If you are constantly chasing deliveries, managing shortages, or correcting mistakes, your structure might be the problem, not the people.
If you feel overwhelmed by admin or disconnected from your stock, that is another sign.
Choosing the right model is not about being right. It is about being intentional.
Designing Your Supplier Setup, Not Drifting Into It
Most venues drift into their supplier structure. One decision leads to another. Over time, the system becomes messy.
Designing your setup means thinking of it as a system. What is the main flow of goods? Who is responsible for what? What happens when something is out of stock?
It also means reviewing it regularly. What worked when you opened might not work now. Growth, menu changes, and staffing changes all affect what you need.

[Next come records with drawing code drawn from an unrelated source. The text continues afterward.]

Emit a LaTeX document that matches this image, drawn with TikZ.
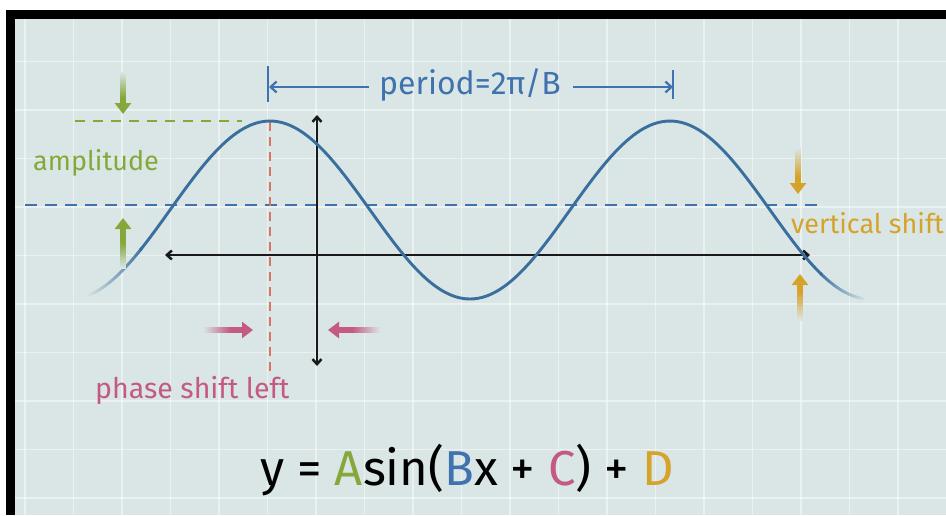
\documentclass[tikz,border=0pt]{standalone}
\usepackage{fontspec}
\setmainfont{Fira Sans}
\usepackage{xcolor}
\usetikzlibrary{arrows.meta,positioning,fadings,calc}
\definecolor{paperbg}{HTML}{D9E6E5}
\definecolor{curveblue}{HTML}{3A6E9E}
\definecolor{perblue}{HTML}{3F72AE}
\definecolor{ampgreen}{HTML}{86A83A}
\definecolor{vshiftyellow}{HTML}{D6A32A}
\definecolor{phasepink}{HTML}{C45A82}
\definecolor{phasered}{HTML}{D8775E}
\tikzfading[name=fade left,left color=transparent!100,right color=transparent!0]
\tikzfading[name=fade right,left color=transparent!0,right color=transparent!100]
\tikzset{axis/.style={{Straight Barb[length=5pt,width=9pt]}-{Straight Barb[length=5pt,width=9pt]},line width=2.5pt,draw=black!90},
  fatarrow/.style={-{Triangle[length=11pt,width=16pt]},line width=5.5pt},
  guide/.style={line width=2.8pt},
  wave/.style={curveblue,line width=2.9pt},
  periodline/.style={-{Straight Barb[length=6pt,width=11pt]},line width=2.2pt,draw=perblue},
  label/.style={font=\fontsize{27}{30}\selectfont,inner sep=0pt}}

\begin{document}
\begin{tikzpicture}[x=1pt,y=-1pt]
 \useasboundingbox (0,0) rectangle (946,515);
 \fill[white] (0,0) rectangle (946,515);
 \fill[black] (6,10) rectangle (946,515);
 \fill[paperbg] (15,19) rectangle (946,515);
 \begin{scope}
  \clip (15,19) rectangle (946,515);
  \foreach \gx in {0,...,19}
   \draw[white,opacity=0.45,line width=1.3pt] ({25+48.5*\gx},19) -- ({25+48.5*\gx},515);
  \foreach \gy in {0,...,10}
   \draw[white,opacity=0.45,line width=1.3pt] (15,{13+48.5*\gy}) -- (946,{13+48.5*\gy});
 \end{scope}
 % guides
 \draw[guide,draw=perblue,dash pattern=on 12pt off 8pt] (25,205) -- (822,205);
 \draw[guide,draw=ampgreen,dash pattern=on 10pt off 8pt] (75,121) -- (242,121);
 \draw[line width=2.2pt,draw=phasered,dash pattern=on 9pt off 6pt] (270,122) -- (270,376);
 % axes
 \coordinate (xl) at (165,255);
 \coordinate (xr) at (810,255);
 \coordinate (yt) at (317,115);
 \coordinate (yb) at (317,366);
 \draw[axis] (xl) -- (xr);
 \draw[axis] (yt) -- (yb);
 % curve
 \draw[wave,path fading=fade left] plot[smooth,domain=88:142,samples=20]
  (\x,{210-89*cos(0.9*(\x-270))});
 \draw[wave] plot[smooth,domain=140:822,samples=160]
  (\x,{210-89*cos(0.9*(\x-270))});
 \draw[wave,path fading=fade right] plot[smooth,domain=820:864,samples=20]
  (\x,{210-89*cos(0.9*(\x-270))});
 % period
 \node[label,anchor=base west,text=perblue,font=\fontsize{32}{34}\selectfont] (period) at (379,94) {period=2π/B};
 \coordinate (pl) at (269,87);
 \coordinate (pr) at (673,87);
 \draw[line width=2.8pt,perblue] (268,66) -- (268,102);
 \draw[line width=2.8pt,perblue] (673,70) -- (673,99);
 \draw[periodline] ([xshift=-10pt]period.west |- pl) -- (pl);
 \draw[periodline] ([xshift=12pt]period.east |- pr) -- (pr);
 % amplitude
 \node[label,anchor=base west,text=ampgreen] (amp) at (33,170) {amplitude};
 \coordinate (at1) at (123,72);
 \coordinate (atm) at (123,97);
 \coordinate (at2) at (123,114);
 \coordinate (ab1) at (123,268);
 \coordinate (abm) at (123,243);
 \coordinate (ab2) at (123,218);
 \shade[top color=paperbg,bottom color=ampgreen] ($(at1)+(-2.75,0)$) rectangle ($(atm)+(2.75,0)$);
 \draw[fatarrow,draw=ampgreen] (atm) -- (at2);
 \shade[bottom color=paperbg,top color=ampgreen] ($(ab1)+(-2.75,0)$) rectangle ($(abm)+(2.75,0)$);
 \draw[fatarrow,draw=ampgreen] (abm) -- (ab2);
 % vertical shift
 \node[label,anchor=base west,text=vshiftyellow] (vshift) at (791,233) {vertical shift};
 \coordinate (vt1) at (798,148);
 \coordinate (vtm) at (798,176);
 \coordinate (vt2) at (798,194);
 \coordinate (vb1) at (800,320);
 \coordinate (vbm) at (800,292);
 \coordinate (vb2) at (800,274);
 \shade[top color=paperbg,bottom color=vshiftyellow] ($(vt1)+(-2.75,0)$) rectangle ($(vtm)+(2.75,0)$);
 \draw[fatarrow,draw=vshiftyellow] (vtm) -- (vt2);
 \shade[bottom color=paperbg,top color=vshiftyellow] ($(vb1)+(-2.75,0)$) rectangle ($(vbm)+(2.75,0)$);
 \draw[fatarrow,draw=vshiftyellow] (vbm) -- (vb2);
 % phase shift
 \node[label,anchor=base west,text=phasepink,font=\fontsize{28.5}{31}\selectfont] (phase) at (95,398) {phase shift left};
 \coordinate (pa1) at (203,330);
 \coordinate (pam) at (230,330);
 \coordinate (pa2) at (253,330);
 \coordinate (pb1) at (380,330);
 \coordinate (pbm) at (352,330);
 \coordinate (pb2) at (328,330);
 \shade[left color=paperbg,right color=phasepink] ($(pa1)+(0,-2.75)$) rectangle ($(pam)+(0,2.75)$);
 \draw[fatarrow,draw=phasepink] (pam) -- (pa2);
 \shade[right color=paperbg,left color=phasepink] ($(pb1)+(0,-2.75)$) rectangle ($(pbm)+(0,2.75)$);
 \draw[fatarrow,draw=phasepink] (pbm) -- (pb2);
 % formula
 \node[inner sep=0pt,anchor=base,font=\fontsize{49}{53}\selectfont] (formula) at (467,485)
  {y = \textcolor{ampgreen}{A}sin(\textcolor{perblue}{B}x + \textcolor{phasepink}{C}) + \textcolor{vshiftyellow}{D}};
\end{tikzpicture}
\end{document}
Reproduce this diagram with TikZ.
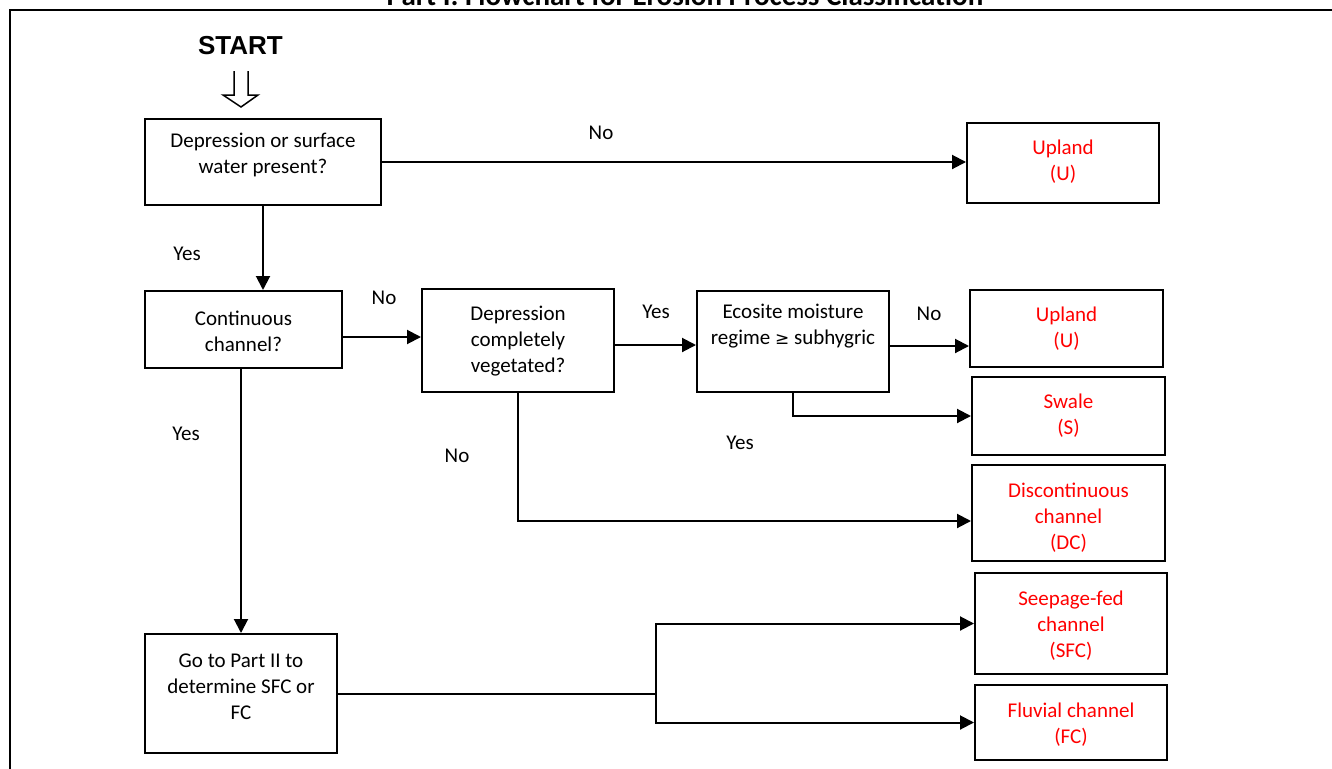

Writing things down helps. Delivery schedules, escalation processes, and ordering rules should not live only in someone’s head.
Where a Wholesaler Like Champers Fits In
A wholesaler like Champers is designed to support the one-supplier model.
The value is not just in the products. It is in the structure.
- A broad range means fewer separate orders.
- Consolidated deliveries mean fewer disruptions.
- A single account manager means clearer communication.
This kind of setup reduces operational noise. It gives owners and managers more headspace to focus on guests, staff, and growth.
It is not about limiting choice. It is about making choice easier to manage.
Let’s bring it all together:
Choosing between one supplier and multiple suppliers is not a moral decision. It is a design decision.
Both models can work. The question is which one works for your venue, your team, and your goals.
If your current setup feels heavy, chaotic, or fragile, it might not be a people problem. It might be a structure problem.
Step back. Look at how your system really operates. Ask yourself if it is helping you run your venue or quietly slowing you down.
The best supplier setup is the one that gives you control, clarity, and calm.
And that is worth far more than a small saving on a single product.